EXERCISE DESCRIPTION >>
Show only lines that include "this".

********************

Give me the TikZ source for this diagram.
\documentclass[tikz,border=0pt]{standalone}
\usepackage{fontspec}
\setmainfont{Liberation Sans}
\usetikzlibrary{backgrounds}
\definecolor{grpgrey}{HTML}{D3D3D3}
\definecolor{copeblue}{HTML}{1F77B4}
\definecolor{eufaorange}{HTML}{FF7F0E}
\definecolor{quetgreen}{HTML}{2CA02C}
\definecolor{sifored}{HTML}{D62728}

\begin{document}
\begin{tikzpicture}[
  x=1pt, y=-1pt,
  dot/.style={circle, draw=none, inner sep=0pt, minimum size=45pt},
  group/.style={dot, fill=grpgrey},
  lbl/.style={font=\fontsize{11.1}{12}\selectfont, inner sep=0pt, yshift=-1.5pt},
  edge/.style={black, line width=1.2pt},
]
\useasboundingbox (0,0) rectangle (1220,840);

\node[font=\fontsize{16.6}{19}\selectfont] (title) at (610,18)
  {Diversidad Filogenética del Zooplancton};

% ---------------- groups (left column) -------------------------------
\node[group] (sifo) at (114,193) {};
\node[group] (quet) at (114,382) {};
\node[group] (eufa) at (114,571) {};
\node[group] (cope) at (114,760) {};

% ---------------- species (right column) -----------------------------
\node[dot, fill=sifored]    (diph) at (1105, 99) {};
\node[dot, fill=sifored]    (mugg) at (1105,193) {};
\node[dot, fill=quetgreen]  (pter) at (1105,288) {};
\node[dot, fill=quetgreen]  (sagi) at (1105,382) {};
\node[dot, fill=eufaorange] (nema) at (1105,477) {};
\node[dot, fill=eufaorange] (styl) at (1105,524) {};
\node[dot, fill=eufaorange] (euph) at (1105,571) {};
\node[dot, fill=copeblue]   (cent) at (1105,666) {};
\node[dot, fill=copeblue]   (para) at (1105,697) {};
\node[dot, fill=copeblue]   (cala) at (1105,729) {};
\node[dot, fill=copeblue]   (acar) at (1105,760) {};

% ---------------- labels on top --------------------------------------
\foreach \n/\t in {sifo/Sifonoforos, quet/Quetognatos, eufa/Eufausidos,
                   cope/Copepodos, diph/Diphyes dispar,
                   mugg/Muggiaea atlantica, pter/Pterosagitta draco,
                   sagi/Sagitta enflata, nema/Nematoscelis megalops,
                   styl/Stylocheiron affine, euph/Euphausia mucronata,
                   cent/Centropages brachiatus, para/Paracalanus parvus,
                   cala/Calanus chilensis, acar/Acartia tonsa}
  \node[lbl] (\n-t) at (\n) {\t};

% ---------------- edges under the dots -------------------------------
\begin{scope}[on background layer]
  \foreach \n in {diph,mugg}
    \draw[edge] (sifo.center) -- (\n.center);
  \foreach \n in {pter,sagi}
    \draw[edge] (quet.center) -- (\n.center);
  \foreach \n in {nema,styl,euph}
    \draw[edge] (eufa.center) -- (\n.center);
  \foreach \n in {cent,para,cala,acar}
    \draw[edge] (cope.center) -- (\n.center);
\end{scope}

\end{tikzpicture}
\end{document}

********************

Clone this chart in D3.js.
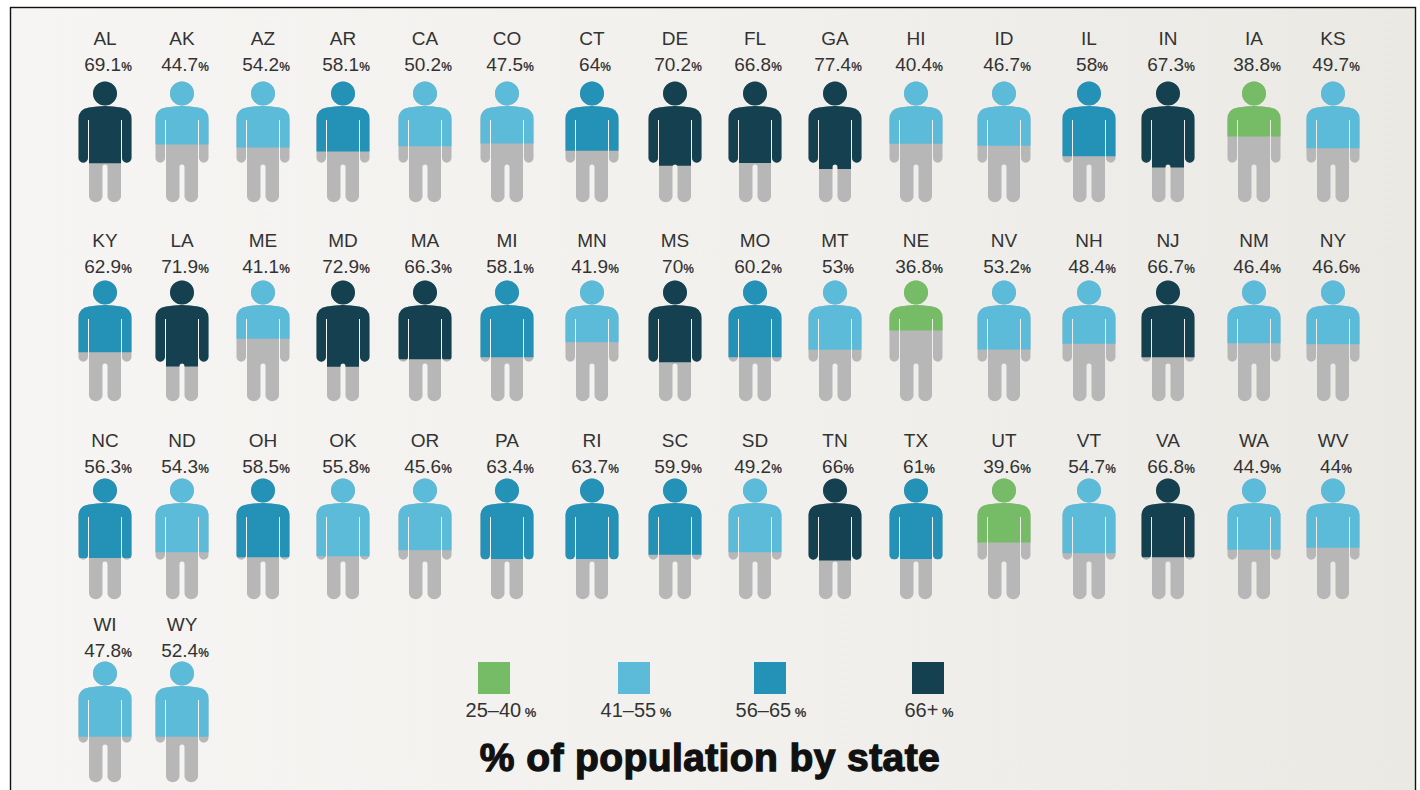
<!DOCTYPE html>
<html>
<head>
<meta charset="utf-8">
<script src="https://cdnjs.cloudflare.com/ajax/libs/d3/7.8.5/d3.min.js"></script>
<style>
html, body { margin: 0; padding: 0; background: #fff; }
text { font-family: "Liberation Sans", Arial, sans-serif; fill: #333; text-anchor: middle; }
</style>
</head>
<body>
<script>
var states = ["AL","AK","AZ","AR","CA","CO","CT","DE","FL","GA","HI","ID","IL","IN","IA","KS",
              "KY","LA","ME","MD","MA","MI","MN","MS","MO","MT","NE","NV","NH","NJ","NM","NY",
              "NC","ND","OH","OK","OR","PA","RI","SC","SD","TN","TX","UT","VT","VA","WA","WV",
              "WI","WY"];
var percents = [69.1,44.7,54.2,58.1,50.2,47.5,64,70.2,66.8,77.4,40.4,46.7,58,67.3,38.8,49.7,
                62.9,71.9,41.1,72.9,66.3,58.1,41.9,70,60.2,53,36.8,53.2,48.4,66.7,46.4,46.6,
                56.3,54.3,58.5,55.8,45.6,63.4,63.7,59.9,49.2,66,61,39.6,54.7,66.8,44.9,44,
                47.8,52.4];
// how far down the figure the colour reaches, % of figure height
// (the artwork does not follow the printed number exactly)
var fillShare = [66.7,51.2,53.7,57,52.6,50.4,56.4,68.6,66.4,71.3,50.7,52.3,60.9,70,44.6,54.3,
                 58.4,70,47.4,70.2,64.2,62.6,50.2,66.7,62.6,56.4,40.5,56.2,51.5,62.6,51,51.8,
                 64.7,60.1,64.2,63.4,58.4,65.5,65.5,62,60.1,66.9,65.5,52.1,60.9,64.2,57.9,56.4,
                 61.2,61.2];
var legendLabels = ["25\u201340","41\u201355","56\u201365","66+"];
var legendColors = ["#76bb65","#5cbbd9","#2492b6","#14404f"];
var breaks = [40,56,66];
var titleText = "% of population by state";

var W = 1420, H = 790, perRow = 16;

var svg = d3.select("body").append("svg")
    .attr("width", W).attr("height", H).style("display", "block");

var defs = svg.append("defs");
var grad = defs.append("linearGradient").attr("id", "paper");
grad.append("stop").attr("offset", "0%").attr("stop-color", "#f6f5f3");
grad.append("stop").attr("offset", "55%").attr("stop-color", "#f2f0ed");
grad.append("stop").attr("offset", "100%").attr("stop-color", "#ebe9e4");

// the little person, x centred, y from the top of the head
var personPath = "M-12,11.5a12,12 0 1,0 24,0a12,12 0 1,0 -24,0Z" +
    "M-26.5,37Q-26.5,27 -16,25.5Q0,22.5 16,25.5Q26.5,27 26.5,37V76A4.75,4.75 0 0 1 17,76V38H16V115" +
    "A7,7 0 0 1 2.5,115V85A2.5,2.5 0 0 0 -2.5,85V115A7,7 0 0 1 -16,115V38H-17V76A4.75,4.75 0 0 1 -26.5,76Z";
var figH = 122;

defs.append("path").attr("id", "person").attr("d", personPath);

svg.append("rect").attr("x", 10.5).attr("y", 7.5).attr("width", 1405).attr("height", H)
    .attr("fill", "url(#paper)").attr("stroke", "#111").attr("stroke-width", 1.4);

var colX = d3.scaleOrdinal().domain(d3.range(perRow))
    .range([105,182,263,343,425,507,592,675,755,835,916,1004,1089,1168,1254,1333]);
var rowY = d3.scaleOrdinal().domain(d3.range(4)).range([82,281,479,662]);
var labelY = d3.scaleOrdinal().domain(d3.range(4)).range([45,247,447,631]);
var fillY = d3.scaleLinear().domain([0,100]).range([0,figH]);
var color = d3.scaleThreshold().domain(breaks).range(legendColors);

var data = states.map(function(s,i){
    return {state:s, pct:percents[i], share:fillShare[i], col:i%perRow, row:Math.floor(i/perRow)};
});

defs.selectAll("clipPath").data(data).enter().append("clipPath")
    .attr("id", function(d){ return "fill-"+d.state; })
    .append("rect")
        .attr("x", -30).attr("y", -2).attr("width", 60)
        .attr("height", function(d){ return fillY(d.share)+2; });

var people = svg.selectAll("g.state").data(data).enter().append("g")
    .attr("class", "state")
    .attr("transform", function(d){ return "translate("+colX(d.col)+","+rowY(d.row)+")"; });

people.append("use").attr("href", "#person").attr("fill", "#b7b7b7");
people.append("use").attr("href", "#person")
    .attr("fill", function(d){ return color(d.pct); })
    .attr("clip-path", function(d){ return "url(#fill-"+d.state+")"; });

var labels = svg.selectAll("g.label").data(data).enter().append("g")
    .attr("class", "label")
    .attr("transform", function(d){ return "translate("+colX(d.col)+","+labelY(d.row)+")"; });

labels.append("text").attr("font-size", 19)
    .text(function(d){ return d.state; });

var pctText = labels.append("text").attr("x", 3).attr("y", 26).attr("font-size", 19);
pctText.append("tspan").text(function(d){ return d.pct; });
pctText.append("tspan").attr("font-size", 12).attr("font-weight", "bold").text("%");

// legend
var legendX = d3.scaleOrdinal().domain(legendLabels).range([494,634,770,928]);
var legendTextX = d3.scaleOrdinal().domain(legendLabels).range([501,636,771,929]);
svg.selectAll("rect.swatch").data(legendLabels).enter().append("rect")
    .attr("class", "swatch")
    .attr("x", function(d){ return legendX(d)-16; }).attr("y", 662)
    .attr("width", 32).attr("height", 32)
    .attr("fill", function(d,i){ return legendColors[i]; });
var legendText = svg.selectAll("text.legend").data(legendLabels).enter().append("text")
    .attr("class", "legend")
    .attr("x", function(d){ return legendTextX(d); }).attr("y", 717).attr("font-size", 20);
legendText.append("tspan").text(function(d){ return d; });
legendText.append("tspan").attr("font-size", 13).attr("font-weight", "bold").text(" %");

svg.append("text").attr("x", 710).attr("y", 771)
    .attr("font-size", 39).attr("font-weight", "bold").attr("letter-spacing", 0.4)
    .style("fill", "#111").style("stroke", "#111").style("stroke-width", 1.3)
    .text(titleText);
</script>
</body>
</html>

********************

THE REPLY >>
Give me the TikZ source for this diagram.
Clone this chart in D3.js.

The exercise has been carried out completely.